(Data entries)
▼

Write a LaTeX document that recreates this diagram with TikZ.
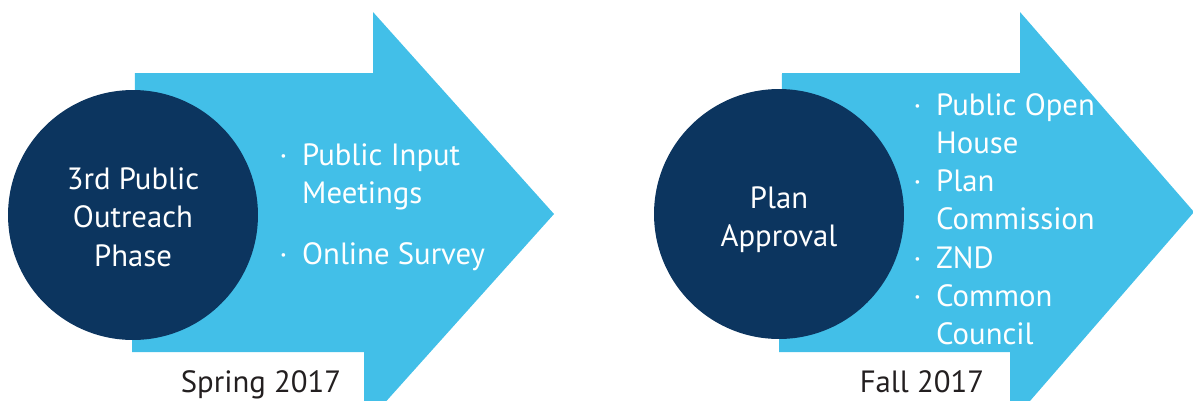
\documentclass[tikz,border=0pt]{standalone}
\usepackage{fontspec}
\setmainfont{PT Sans}
\usepackage{array}
\usetikzlibrary{positioning}

\definecolor{arrowblue}{HTML}{42BFE8}
\definecolor{phasenavy}{HTML}{0C355F}
\definecolor{datetext}{HTML}{231F20}

\tikzset{
  phase/.style={circle, fill=phasenavy, minimum size=5cm, inner sep=0pt},
  phasetext/.style={text=white, inner sep=0pt, align=center,
    font=\fontsize{17.5}{21.8}\selectfont},
  itemlist/.style={anchor=base west, inner sep=0pt, text=white,
    font=\fontsize{17.5}{21.8}\selectfont},
  season/.style={anchor=base, inner sep=0pt, text=datetext,
    font=\fontsize{17.5}{21.8}\selectfont}
}
\newcolumntype{B}{@{}p{13pt}@{}}

\begin{document}
\begin{tikzpicture}[x=0.02cm, y=-0.02cm]

\clip (0,0) rectangle (1193,400);

% arrow: spring
\fill[arrowblue] (135,73) -- (373,73) -- (373,12) -- (554,214) -- (364,426) -- (364,352) -- (132,352) -- cycle;
% arrow: fall
\fill[arrowblue] (782,73) -- (1020,73) -- (1020,12) -- (1194,212) -- (1010,424) -- (1010,352) -- (779,352) -- cycle;

% circles
\node[phase] (outreach) at (133,215) {};
\node[phase] (approval) at (779,214) {};
\node[phasetext] (outreach-text) at (133,217) {3rd Public\\Outreach\\Phase};
\node[phasetext] (approval-text) at (779,220) {Plan\\Approval};

% bullet lists
\node[itemlist] (spring-items) at (279,165) {\begin{tabular}[t]{Bl@{}}
  · & Public Input\\
    & Meetings\\[13pt]
  · & Online Survey
\end{tabular}};
\node[itemlist] (fall-items) at (913,115) {\begin{tabular}[t]{Bl@{}}
  · & Public Open\\
    & House\\
  · & Plan\\
    & Commission\\
  · & ZND\\
  · & Common\\
    & Council
\end{tabular}};

% dates
\node[season] (spring) at (261,392) {Spring 2017};
\node[season] (fall) at (922,392) {Fall 2017};

\end{tikzpicture}
\end{document}
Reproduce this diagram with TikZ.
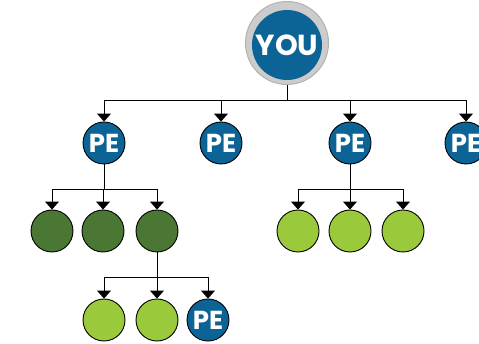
\documentclass[tikz,border=0pt]{standalone}
\usepackage{fontspec}
\newfontfamily\pf{Poppins}
\usetikzlibrary{arrows.meta}
\definecolor{peblue}{RGB}{12,99,150}
\definecolor{dgreen}{RGB}{75,119,52}
\definecolor{lgreen}{RGB}{154,202,60}
\definecolor{ringgray}{RGB}{204,204,204}
\definecolor{ringedge}{RGB}{178,178,178}
\begin{document}
\begin{tikzpicture}[x=1pt,y=-1pt,
  bubble/.style={circle, minimum size=42pt, inner sep=0pt, draw=black, line width=0.9pt},
  penode/.style={bubble, fill=peblue, text=white, font=\pf\bfseries\fontsize{26}{26}\selectfont},
  darkbub/.style={bubble, fill=dgreen},
  lightbub/.style={bubble, fill=lgreen},
  link/.style={line width=1pt},
  arr/.style={link, -{Triangle[width=14pt,length=8pt]}}
]
\useasboundingbox (0,0) rectangle (479,344);
\clip (0,0) rectangle (479,344);

% top node
\node[circle, minimum size=83pt, inner sep=0pt, fill=ringgray, draw=ringedge, line width=1pt] (ring) at (287,43) {};
\node[circle, minimum size=70pt, inner sep=0pt, fill=peblue, text=white, font=\pf\bfseries\fontsize{29}{29}\selectfont] (you) at (287,45) {YOU};

% PE row
\node[penode] (pe1) at (104,143) {PE};
\node[penode] (pe2) at (221,143) {PE};
\node[penode] (pe3) at (350,143) {PE};
\node[penode] (pe4) at (466,143) {PE};

% second row
\node[darkbub] (d1) at (52,231) {};
\node[darkbub] (d2) at (103,231) {};
\node[darkbub] (d3) at (157,231) {};
\node[lightbub] (g1) at (298,231) {};
\node[lightbub] (g2) at (350,231) {};
\node[lightbub] (g3) at (403,231) {};

% third row
\node[lightbub] (h1) at (104,320) {};
\node[lightbub] (h2) at (157,320) {};
\node[penode] (pe5) at (208,320) {PE};

% bus coordinates
\coordinate (b0) at (287,101);
\coordinate (b1) at (104,190);
\coordinate (b2) at (350,190);
\coordinate (b3) at (157,278);

% connectors from YOU
\draw[link] (ring.south) -- (b0);
\foreach \n in {pe1,pe2,pe3,pe4} \draw[arr] (b0) -| (\n.north);

% from pe1
\draw[link] (pe1.south) -- (b1);
\foreach \n in {d1,d2,d3} \draw[arr] (b1) -| (\n.north);

% from pe3
\draw[link] (pe3.south) -- (b2);
\foreach \n in {g1,g2,g3} \draw[arr] (b2) -| (\n.north);

% from d3
\draw[link] (d3.south) -- (b3);
\foreach \n in {h1,h2,pe5} \draw[arr] (b3) -| (\n.north);
\end{tikzpicture}
\end{document}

▲

__Problem details__
Report all lines of the material that contain the word "diagram".

__Completed exercise__
Write a LaTeX document that recreates this diagram with TikZ.
Reproduce this diagram with TikZ.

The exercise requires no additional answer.